Nossa família é aquela chamada quarto centenária paulistana, família de professores. Castilho Amaral é o sobrenome por parte de mãe. Ela contava que eram em 17 irmãos, mas com o tempo as fotos contavam com apenas oito: Joaquim, João Miguel, Nelson, Olavo e as mulheres Noemia, Cida, Benedita e Roquellina. Aos três anos, mudamos para o bairro da Mooca, onde vivi por 17 anos. Nossa casa na rua Cassandoca, travessa da Taquari, ficava em meio a outras casas e diversas fábricas de tecelagem, pastifícios, metalúrgicas e indústria Matarazzo. Eu tinha bronquite e o passeio de toda semana era ir ao gasômetro, pois diziam que aquele cheiro de gás fazia muito bem aos problemas respiratórios.

As casas eram térreas, com terrenos compridos que tinham quintais de cimento e terra, e quase todas tinham porões. Na parte de terra dos quintais haviam árvores frutíferas, hortas e galinhas. Os porões tinham muitas histórias; além de moradia, tinham espaço para brincadeiras e a parte sombria, parte irregular na altura do porão, desabitada, que para nós era bastante assustadora

Na continuação da nossa rua estava o antigo hipódromo que virou o lindo parque da Mooca. Ali frequentei o parquinho — assim era chamada a creche. Com nossos uniformes de calção vermelho, conguinha branco, camisa branca, boné e mochila de tecido vermelho. Tenho boas lembranças, principalmente da hora do lanche. Canecas para cima para tomar leite com café, canequinhas viradas para baixo para quem fosse esperar o Toddy gelado, meu preferido. O lanchinho era quase sempre pão com manteiga, pão com goiabada e pão com banana.

Minha mãe ficou viúva quando eu fiz um ano de idade, então logo começou a trabalhar, nada muito comum naqueles anos 1960. Era maravilhoso quando ela deixava um pão doce para o meu lanche, deixado quando passava em frente ao parque a caminho do trabalho. Era uma surpresa deliciosa.

O parque da Mooca fez parte da minha vida, ali frequentei a escola modelo primária Dr .Fabio da Silva Prado.
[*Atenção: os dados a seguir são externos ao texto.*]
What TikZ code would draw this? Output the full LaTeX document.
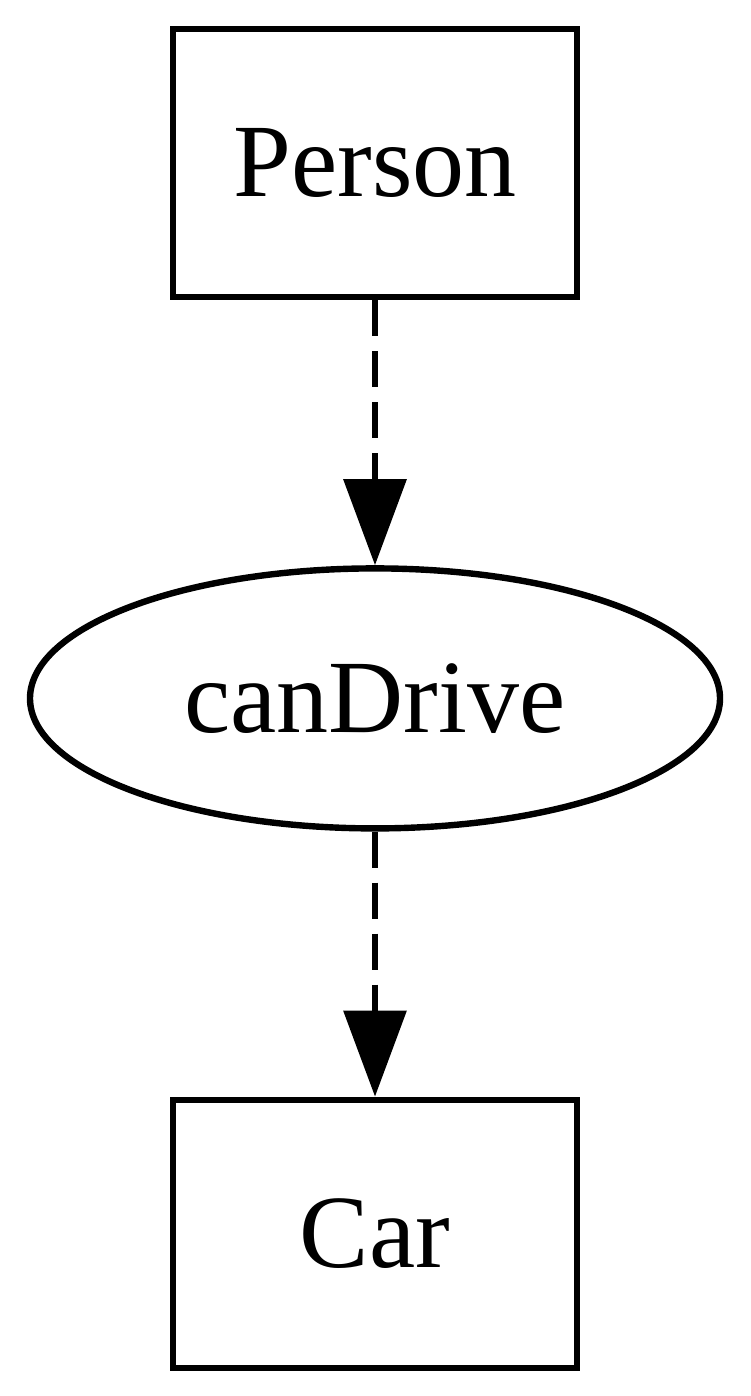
\documentclass[tikz,border=0pt]{standalone}
\usepackage{fontspec}
\setmainfont{Liberation Serif}
\usepackage{tikz}
\usetikzlibrary{arrows.meta,positioning,shapes.geometric}

\begin{document}
\begin{tikzpicture}[
  x=0.5pt, y=-0.5pt,
  node distance=132.5pt,
  every node/.style={font=\fontsize{52}{62}\selectfont},
  box/.style={draw, line width=3.2pt, rectangle,
    minimum width=202pt, minimum height=134pt},
  relation/.style={draw, line width=3.2pt, ellipse, inner sep=0pt,
    minimum width=345pt, minimum height=130pt},
  arrow/.style={-{Triangle[length=43pt, width=31pt]}, line width=3.2pt,
    dash pattern=on 18pt off 7.5pt}
]
\useasboundingbox (0,0) rectangle (750,1396);
\node[box] (person) at (375,163) {Person};
\node[relation, below=of person] (candrive) {canDrive};
\node[box, below=of candrive] (car) {Car};

\draw[arrow] (person) -- (candrive);
\draw[arrow] (candrive) -- (car);
\end{tikzpicture}
\end{document}
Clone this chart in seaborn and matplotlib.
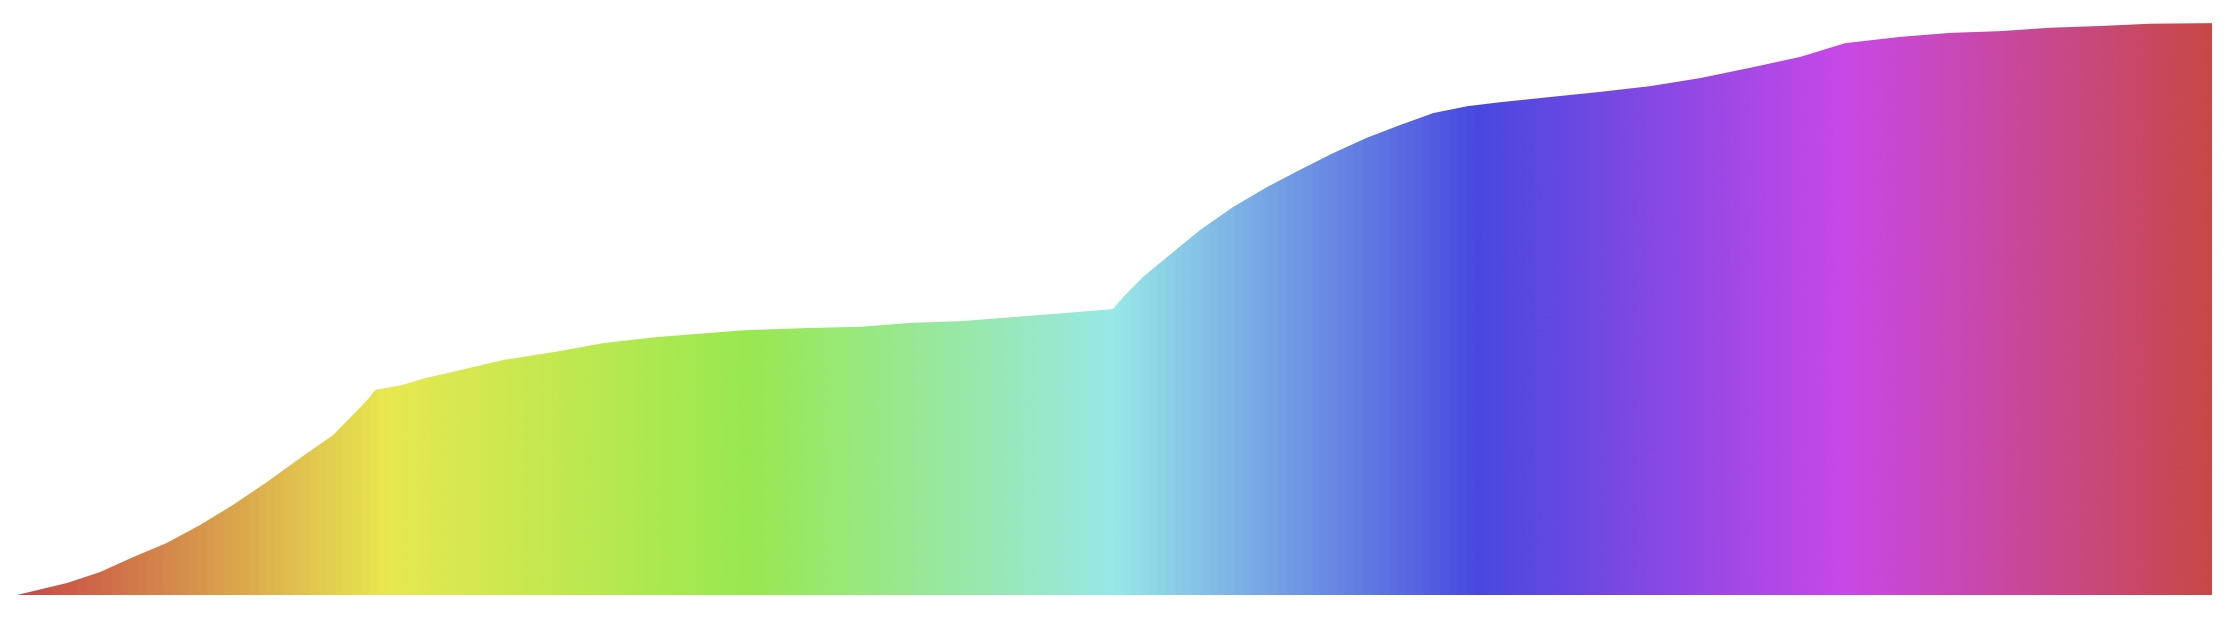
import numpy as np
import pandas as pd
import matplotlib
matplotlib.use("Agg")
import matplotlib.pyplot as plt
from matplotlib.colors import LinearSegmentedColormap
import seaborn as sns

# curve (x in segments 0..6, y in percent of the top)
x_vals = [0.000, 0.137, 0.227, 0.317, 0.410, 0.500, 0.590, 0.683, 0.774, 0.864,
          0.910, 0.957, 0.980, 1.050, 1.119, 1.189, 1.328, 1.468, 1.607, 1.747,
          1.886, 1.985, 2.165, 2.304, 2.444, 2.583, 2.723, 2.862, 2.996, 3.024,
          3.078, 3.144, 3.234, 3.324, 3.417, 3.507, 3.597, 3.690, 3.780, 3.871,
          3.964, 4.054, 4.190, 4.327, 4.464, 4.600, 4.737, 4.874, 4.997, 5.147,
          5.284, 5.420, 5.557, 5.694, 5.831, 6.000]
y_vals = [0.0, 2.1, 4.0, 6.6, 9.1, 12.2, 15.7, 19.7, 23.9, 27.9,
          30.9, 34.0, 35.8, 36.6, 37.9, 38.9, 41.0, 42.4, 44.0, 45.0,
          45.7, 46.2, 46.6, 46.8, 47.5, 47.8, 48.5, 49.2, 49.9, 52.0,
          55.5, 59.0, 63.7, 67.7, 71.2, 74.2, 77.1, 79.8, 82.0, 84.1,
          85.3, 86.0, 86.9, 87.8, 88.8, 90.2, 92.0, 93.9, 96.3, 97.4,
          98.1, 98.4, 99.0, 99.3, 99.7, 99.8]

# colour stops of the horizontal gradient
stop_pos = [0, 1, 2, 3, 4, 5, 6]
stop_colors = ["#c84848", "#e8e850", "#98e850", "#98e8e8",
               "#4848e0", "#c848e8", "#c84848"]

df = pd.DataFrame({"x": x_vals, "y": y_vals})

sns.set_style("white")
fig = plt.figure(figsize=(22.3, 6.17), dpi=100)
ax = fig.add_axes([17 / 2230, 22 / 617, 2195 / 2230, 573 / 617])

cmap = LinearSegmentedColormap.from_list(
    "band", [(p / 6, c) for p, c in zip(stop_pos, stop_colors)])

sns.lineplot(data=df, x="x", y="y", ax=ax, color="#7060c0", linewidth=0,
             estimator=None, sort=False)
fill = ax.fill_between(df["x"], 0, df["y"], facecolor="none", edgecolor="none")

grad = np.linspace(0, 1, 1200).reshape(1, -1)
img = ax.imshow(grad, cmap=cmap, aspect="auto", extent=[0, 6, 0, 100],
                origin="lower", interpolation="bilinear")
img.set_clip_path(fill.get_paths()[0], transform=ax.transData)

ax.set_xlim(0, 6)
ax.set_ylim(0, 100)
ax.set_axis_off()

fig.savefig("out.png", dpi=100)
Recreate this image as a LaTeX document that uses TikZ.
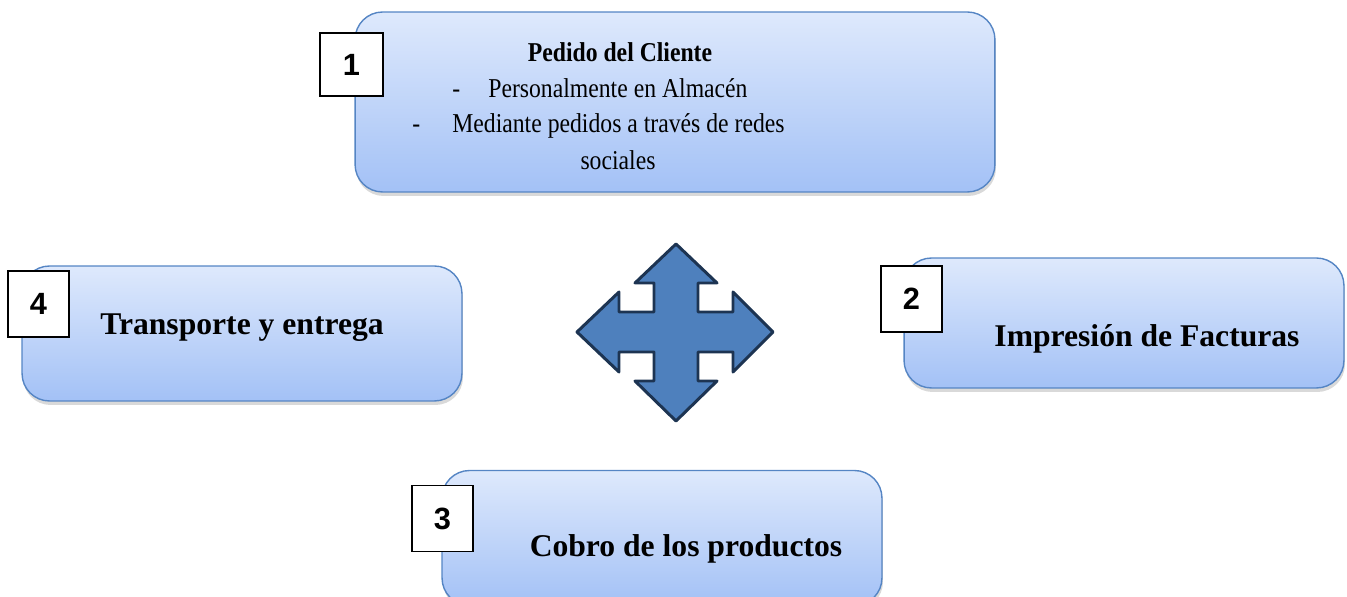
\documentclass[tikz,border=0pt]{standalone}
\usepackage{fontspec}
\setmainfont{Liberation Serif}
\setsansfont{Liberation Sans}
\newfontfamily\narrowserif[FakeStretch=0.87]{Liberation Serif}
\usetikzlibrary{shapes,arrows,shadows}
\definecolor{boxtop}{HTML}{DEE9FC}
\definecolor{boxbot}{HTML}{A3C1F6}
\definecolor{boxline}{HTML}{5585C4}
\definecolor{crossfill}{HTML}{4E80BD}
\definecolor{crossline}{HTML}{1D3452}
\tikzstyle{stage} = [rectangle, rounded corners=0.55cm, draw=boxline, line width=0.8pt, top color=boxtop, bottom color=boxbot, drop shadow={shadow xshift=0.02cm, shadow yshift=-0.08cm, opacity=0.3}]
\tikzstyle{num} = [rectangle, draw=black, fill=white, line width=0.6pt, inner sep=0pt, font=\sffamily\bfseries\fontsize{17.5}{17.5}\selectfont]
\tikzstyle{title} = [anchor=base, inner sep=0pt, font=\bfseries\fontsize{18}{18}\selectfont]
\tikzstyle{item} = [anchor=base west, inner sep=0pt, font=\narrowserif\fontsize{15.5}{20.5}\selectfont]

\begin{document}
\begin{tikzpicture}[x=0.02cm, y=-0.02cm]
        \useasboundingbox (0,0) rectangle (1347,597);

        % the four stages
        \node (P1) [stage, minimum width=12.8cm, minimum height=3.6cm] at (675,102) {};
        \node (P2) [stage, minimum width=8.8cm, minimum height=2.6cm] at (1124,323) {};
        \node (P3) [stage, minimum width=8.8cm, minimum height=2.7cm] at (662,538) {};
        \node (P4) [stage, minimum width=8.8cm, minimum height=2.7cm] at (242,333.5) {};

        % texts
        \node (T1) [title, font=\narrowserif\bfseries\fontsize{15.5}{15.5}\selectfont] at (620,62) {Pedido del Cliente};
        \node (D1) [item] at (452,98) {-};
        \node (L1) [item] at (488,98) {Personalmente en Almacén};
        \node (D2) [item] at (412,133) {-};
        \node (L2) [item] at (452,133) {Mediante pedidos a través de redes};
        \node (L3) [item, anchor=base] at (618,170) {sociales};
        \node (T2) [title] at (1147,347) {Impresión de Facturas};
        \node (T3) [title] at (686,557) {Cobro de los productos};
        \node (T4) [title] at (242,335) {Transporte y entrega};

        % numbers
        \node (N1) [num, minimum width=1.26cm, minimum height=1.26cm] at (351.5,64.5) {1};
        \node (N2) [num, minimum width=1.22cm, minimum height=1.32cm] at (911.5,299) {2};
        \node (N3) [num, minimum width=1.22cm, minimum height=1.32cm] at (442.5,518.5) {3};
        \node (N4) [num, minimum width=1.22cm, minimum height=1.32cm] at (38.5,304) {4};

        % four-way arrow
        \draw[fill=crossfill, draw=crossline, line width=1.7pt, line join=round]
            (676,244) -- (717,283) -- (698,283) -- (698,312) -- (733,312) -- (733,292)
            -- (773,332) -- (733,372) -- (733,352) -- (698,352) -- (698,381) -- (717,381)
            -- (676,421) -- (635,381) -- (654,381) -- (654,352) -- (619,352) -- (619,372)
            -- (577,332) -- (619,292) -- (619,312) -- (654,312) -- (654,283) -- (635,283) -- cycle;

    \end{tikzpicture}
\end{document}
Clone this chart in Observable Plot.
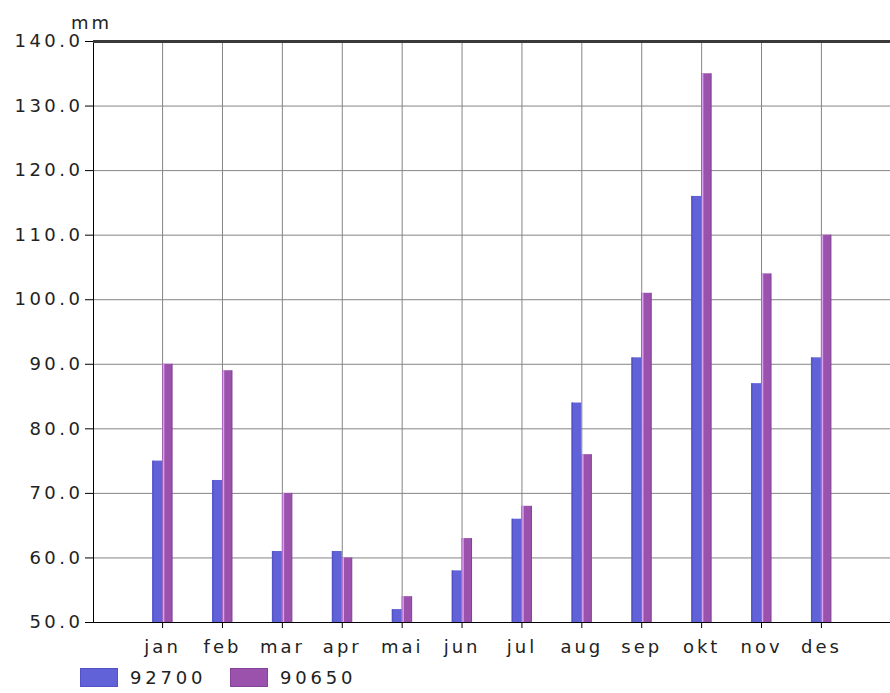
<!DOCTYPE html>
<html><head><meta charset="utf-8">
<script src="https://cdn.jsdelivr.net/npm/d3@7"></script>
<script src="https://cdn.jsdelivr.net/npm/@observablehq/plot@0.6"></script>
<style>
body{margin:0;background:#fff;font-family:"DejaVu Sans",sans-serif;}
#legend{position:relative;height:33px;font-size:18px;letter-spacing:3.8px;color:#222;}
.item{position:absolute;top:8px;display:flex;align-items:center;height:19px;}
.sw{width:38px;height:19px;box-sizing:border-box;margin-right:12px;}
#chart g[aria-label="y-axis tick label"]{letter-spacing:3.5px;}
</style></head><body>
<div id="chart"></div>
<div id="legend"></div>
<script>
const months = ["jan","feb","mar","apr","mai","jun","jul","aug","sep","okt","nov","des"];
const seriesNames = ["92700","90650"];
const values92700 = [75, 72, 61, 61, 52, 58, 66, 84, 91, 116, 87, 91];
const values90650 = [90, 89, 70, 60, 54, 63, 68, 76, 101, 135, 104, 110];
const yTicks = [50, 60, 70, 80, 90, 100, 110, 120, 130, 140];
const unitLabel = "mm";
const colors = ["#6262d8", "#9a52ad"];

const rowsA = months.map((m, i) => ({month: m, value: values92700[i]}));
const rowsB = months.map((m, i) => ({month: m, value: values90650[i]}));
const yMin = yTicks[0], yMax = yTicks[yTicks.length - 1];

const chart = Plot.plot({
  width: 890,
  height: 660,
  marginLeft: 93,
  marginRight: 0,
  marginTop: 41,
  marginBottom: 38,
  style: {fontFamily: "DejaVu Sans, sans-serif", fontSize: "18px", letterSpacing: "3px", color: "#222", background: "#fff"},
  x: {type: "band", domain: months, paddingInner: 0.833, paddingOuter: 1.07, round: false, label: null},
  y: {domain: [yMin, yMax], label: null},
  marks: [
    Plot.gridY(yTicks, {stroke: "#858585", strokeOpacity: 1}),
    Plot.gridX({stroke: "#858585", strokeOpacity: 1}),
    Plot.barY(rowsA, {x: "month", y1: () => yMin, y2: "value", dx: -5, fill: colors[0]}),
    Plot.ruleX(rowsA, {x: "month", y1: () => yMin, y2: "value", dx: -9.5, stroke: "#5050c4", strokeWidth: 1}),
    Plot.barY(rowsB, {x: "month", y1: () => yMin, y2: "value", dx: 5, fill: colors[1]}),
    Plot.ruleX(rowsB, {x: "month", y1: () => yMin, y2: "value", dx: 1, stroke: "#d9a3ee", strokeWidth: 1.5}),
    Plot.ruleX(rowsB, {x: "month", y1: () => yMin, y2: "value", dx: 9.5, stroke: "#7c4290", strokeWidth: 1}),
    Plot.frame({stroke: "#000", insetRight: -4}),
    Plot.ruleY([yMax], {stroke: "#3a3a3a", strokeWidth: 3}),
    Plot.ruleY([yMin], {stroke: "#000"}),
    Plot.axisY(yTicks, {tickFormat: d3.format(".1f"), tickSize: 8, tickPadding: 2, fontSize: 18, label: null, stroke: "#000", fill: "#222"}),
    Plot.axisX({tickSize: 6, tickPadding: 12, fontSize: 18, label: null, stroke: "#000", fill: "#222"}),
    Plot.text([unitLabel], {frameAnchor: "top-left", text: d => d, dx: -2, dy: -25, fontSize: 18, textAnchor: "middle", fill: "#222"})
  ]
});
document.getElementById("chart").appendChild(chart);

const legend = document.getElementById("legend");
const lefts = [80, 230];
seriesNames.forEach((name, i) => {
  const item = document.createElement("div");
  item.className = "item";
  item.style.left = lefts[i] + "px";
  const sw = document.createElement("span");
  sw.className = "sw";
  sw.style.background = colors[i];
  sw.style.border = "1px solid " + (i === 0 ? "#5252c6" : "#85449a");
  const t = document.createElement("span");
  t.textContent = name;
  item.appendChild(sw);
  item.appendChild(t);
  legend.appendChild(item);
});
</script>
</body></html>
Era a única escola que cada sala de aula tinha um espaço individual de recreio. Os alunos não compartilhavam o recreio comum, que era reservado aos mais velhos. Era lindo porque ao redor das salas tinha o bosque. Antes de entrarmos na escola, em seu pátio externo de entrada era estendida a bandeira e todos cantávamos o hino nacional.

Foi no parque da Mooca que aprendi a nadar. Tinha uma enorme piscina, com uma boa parte rasa e outra funda, além do espaço com trampolim. A piscina era dividida com uma faixa azul, pois havia o lado feminino e o lado masculino, não podiam se misturar. O vestiário era bastante controlado; nada de biquíni; chuveirada antes de acessar a piscina; e os dedos dos pés eram vistoriados e rigorosamente examinados; todos tinham que abrir os dedos para não esconder nenhuma micose. A incumbência de levar-me à piscina ficava a cargo dos meus irmãos mais velhos, Luis, cinco anos mais velho que eu, e Carlos, cinco anos mais velho que o Luis. E como fazer para tomar conta da irmãzinha sem poder se misturar? Ficávamos lado a lado na faixa separadora. Aprendi a nadar rápido , pois meus irmãos paqueravam as meninas e pediam para elas me ensinarem a nadar e tomar conta de mim.

Não lembro de bondes, já estavam no fim de circulação. Nossos passeios eram as visitas aos parentes e eles visitarem nossa casa, era a farra dos primos. Não havia tédio, principalmente na Mooca, em meio a tantos imigrantes italianos, portugueses e tantas outras pessoas maravilhosas que se ajudavam mutuamente tornando a vida mais tranquila e segura.

Muitas pessoas gostariam de viver em lugares mais tranquilos, mas confesso que ao retornar de qualquer viagem, sempre digo que adoro esta São Paulo, esse agito, esse movimento que dificilmente você se sente sozinha. Pode passear na Paulista, tem lindos parques, museus, teatros, lojas, igrejas e tudo de montão. Acho o máximo. Aqui tem de tudo, pessoas gentis e educadas que prezam a limpeza, a urbanidade e digo que os paulistanos são generosos.

Como paulistana parabenizo minha cidade e convido a todos a amá-la muito mais, preservando e participando de sua zeladoria.